Serializing and hashing the set of input parameters (but not the state of any dependencies!) thus produces the identity of the output content.
Further, output from a builder can be split into discrete parts. This allows a single invocation of a builder to produce multiple output files (such as model data ready to be loaded in the game and an associated metadata file intended for other parts of the build pipeline) whose state is tracked together as a unit. That's something I've long wanted from other build systems.
Discovering dependencies while building
So then how do dependencies work? Well, there are two types of dependency:
Files
This is the most straightforward type of dependency.
Whenever the builder opens a file, it registers that file as a dependency with the build system. (There are convenient helper methods that open-and-register so this isn't something that has to be done manually.) When a file dependency is registered, the build system adds it to the dependency graph, along with its timestamp. (And if the file doesn't exist, then it's still a dependency so that the build will be rerun if the file is added later.)
Other content builds
The other thing a builder can register as a dependency is the output of another content builder.

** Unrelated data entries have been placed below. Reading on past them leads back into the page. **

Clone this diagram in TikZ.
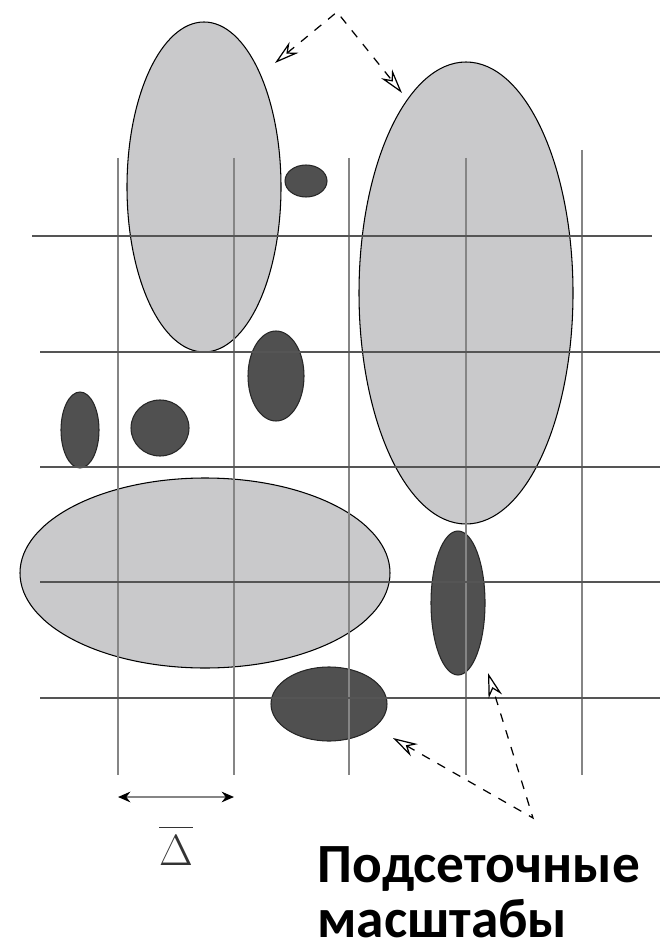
\documentclass[tikz,border=0pt]{standalone}
\usepackage{fontspec}
\usepackage{tikz}
\usetikzlibrary{arrows.meta, shapes.geometric}
\newfontfamily\capfont{Carlito}
\definecolor{lightfill}{HTML}{C9C9CB}
\definecolor{darkfill}{HTML}{505050}
\definecolor{hline}{HTML}{555555}
\definecolor{vline}{HTML}{858585}
\tikzset{
  lightblob/.style={ellipse, draw=black, line width=0.6pt, fill=lightfill, inner sep=0pt},
  darkblob/.style={ellipse, draw=black!85, line width=0.6pt, fill=darkfill, inner sep=0pt},
  sz/.style 2 args={minimum width=#1*0.02cm, minimum height=#2*0.02cm},
  gridv/.style={draw=vline, line width=1.3pt},
  gridh/.style={draw=hline, line width=1.3pt},
  pointer/.style={dashed, dash pattern=on 5pt off 5pt, line width=0.7pt,
                  {Stealth[open, length=14pt, width=8pt]}-{Stealth[open, length=14pt, width=8pt]}},
  span/.style={draw=vline, line width=1.3pt,
               {Stealth[length=7pt, width=6pt, black]}-{Stealth[length=7pt, width=6pt, black]}},
}

\begin{document}
\begin{tikzpicture}[x=0.02cm, y=-0.02cm]
\useasboundingbox (0,0) rectangle (665,952);
% large (resolved) eddies
\node[lightblob, sz={154}{330}] (topL) at (204,187) {};
\node[lightblob, sz={214}{462}] (bigR) at (466,293) {};
\node[lightblob, sz={370}{190}] (lowL) at (205,573) {};
% small (subgrid) eddies
\node[darkblob, sz={42}{32}] (d1) at (306,181) {};
\node[darkblob, sz={56}{90}] (d2) at (276,376) {};
\node[darkblob, sz={38}{76}] (d3) at (80,430) {};
\node[darkblob, sz={58}{56}] (d4) at (160,428) {};
\node[darkblob, sz={54}{144}] (d5) at (458,603) {};
\node[darkblob, sz={116}{74}] (d6) at (329,704) {};
% grid
\foreach \gx in {118,234,349,466} \draw[gridv] (\gx,158) -- (\gx,775);
\draw[gridv] (582,150) -- (582,775);
\draw[gridh] (32,236) -- (652,236);
\foreach \gy in {352,467,582,698} \draw[gridh] (40,\gy) -- (660,\gy);
% pointers
\coordinate (topApex) at (337,12);
\coordinate (topTipL) at (275,63);
\coordinate (topTipR) at (402,93);
\draw[pointer] (topTipL) -- (topApex) -- (topTipR);
\coordinate (botApex) at (533,818);
\coordinate (botTipL) at (393,738);
\coordinate (botTipR) at (488,673);
\draw[pointer] (botTipL) -- (botApex) -- (botTipR);
% grid step
\coordinate (stepL) at (118,797);
\coordinate (stepR) at (234,797);
\draw[span] (stepL) -- (stepR);
\node[font=\fontsize{23}{27}\selectfont, text=black!80] (delta) at (176,846)
  {$\overline{\rule{0pt}{0.9em}\Delta}$};
% caption (base anchor = last line)
\node[anchor=base west, inner sep=0pt, align=left,
      font=\capfont\bfseries\fontsize{31.5}{31pt}\selectfont] (caption) at (317,937)
  {Подсеточные\\масштабы};
\end{tikzpicture}
\end{document}
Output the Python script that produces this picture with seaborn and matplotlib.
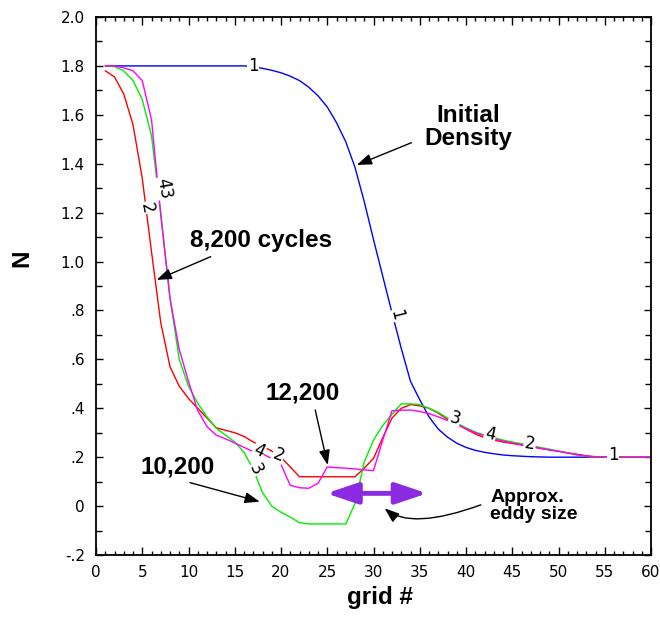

To do this, the builder simply creates the appropriate parameter pack for the other builder to run with. That parameter pack is then passed to the build system which derives the appropriate content identity, adds it to the current build's list of dependencies, and then gets the requested output data.
If the cache contains up to date data for the requested content, then it's returned directly. If not, the current builder is suspended (async
and await
are fantastic tools) while the depended-on content is produced.
The dependency cache
In order to make this work at all, the dependency graph is cached along with the intermediate build artifacts. The graph isn't cached in one big file (though it could be). Rather, each bit of content has its own spot in the cache for build metadata and its intermediate outputs.
Build metadata consists of a few things:
- The name of the that content's builder. This is just the builder's fully qualified class name.
- The content builder's version number. This is compared to a number in code that gets incremented every time the builder's code is changed in a way that requires rebuilding all the output of that type. I use this mainly when tweaking data formats.
- The builder's input arguments (from which the content's identity is derived).
- The list of outputs that the builder produced the last time it ran.
- The list of files that the builder opened (or tried to open) while building that output, and their timestamps.
- The IDs of other content that the builder referenced.
The rules are then fairly simple when opening a bit of content:
- If the build metadata for a piece of content is missing, run the builder.
- If any of the output files listed in the metadata are missing, or if their timestamps are newer than the metadata file's, then something has messed with the cache and we need to rerun the builder.
- If any of the depended-on files timestamps have changed, rerun the build.
- If any of the depended-on content items would have to be rebuilt in order to load them, then rerun the builder. (This rule is, naturally, recusrive all the way up the dependency graph.)
If none of the above conditions are met, then the cached build output is up to date and it can be loaded without running the builder again.
The downsides
The one thing I don't like about the content builder is how hard it is to find the cache files that belong to a specific build item. But that's what happens when everything is named with something like a hash. At some point I might have to make myself some tools with which to inspect the cache. They'd be useful for debugging.